The earthquake is not expected to cause a Pacific-wide tsunami threat.

The area is part of northern Japan which was devastated by a deadly 9.0 earthquake and tsunami 11 years ago, which also caused nuclear power plant meltdowns.

Tokyo Electric Power Company Holdings, which operates the Fukushima Daiichi nuclear power plant where cooling systems failed after the 2011 disaster, said workers were checking for any damage.

The Japan Meteorological Agency said the quake happened at 11:36 p.m. at a depth of 60 kilometers (36 miles) under the sea.

The agency issued a tsunami advisory for a sea surge of up to one meter (3 feet) in parts of Miyagi and Fukushima prefectures. National NHK television said the tsunami had already reached some areas.

Japan’s Air Self-Defense Force said it dispatched fighter jets from Hyakuri base in Ibaraki prefecture, just south of Fukushima, to collect information and assess damage.

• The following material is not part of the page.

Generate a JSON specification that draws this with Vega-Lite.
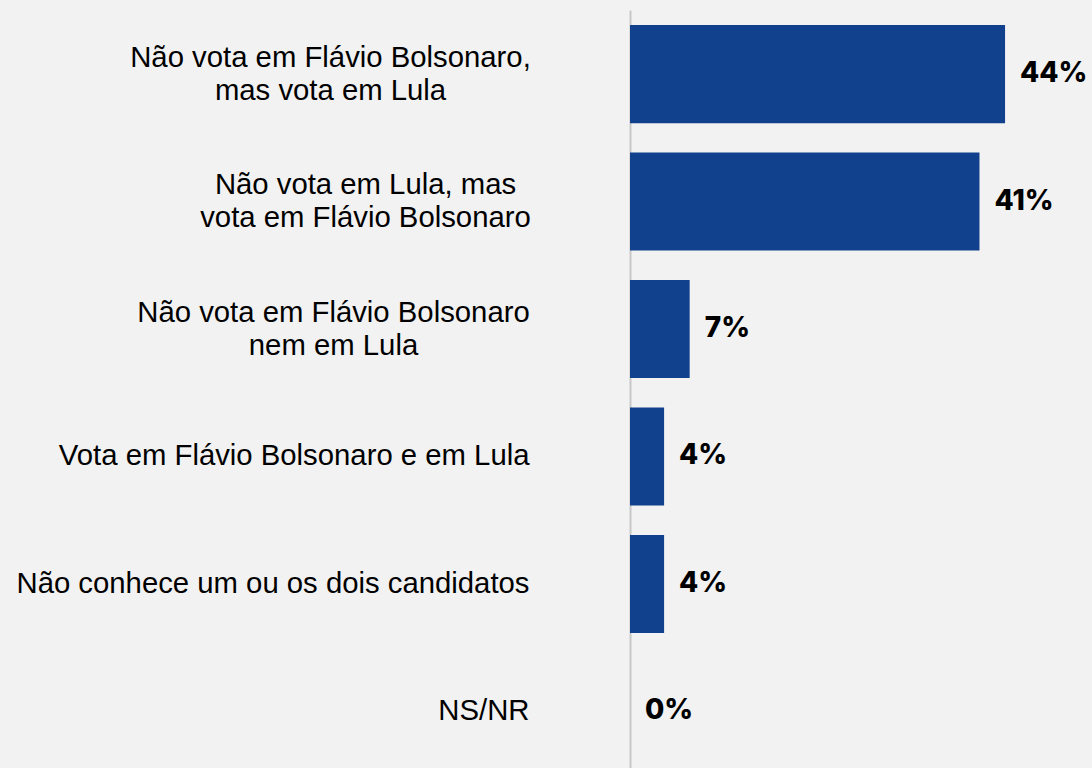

More than 2 million homes were without power in the Tokyo area served by TEPCO due to the earthquake, the utility said on its website. The quake shook large parts of eastern Japan, including Tokyo, where buildings swayed violently.

East Japan Railway Co. said most of its train services had been suspended for security checks.

Prime Minister Fumio Kishida told reporters that the government was assessing the extent of the damage and promised to do everything possible for rescue and relief operations.

“Please act first to save your life,” Kishida tweeted.

There are no immediate reports of casualties.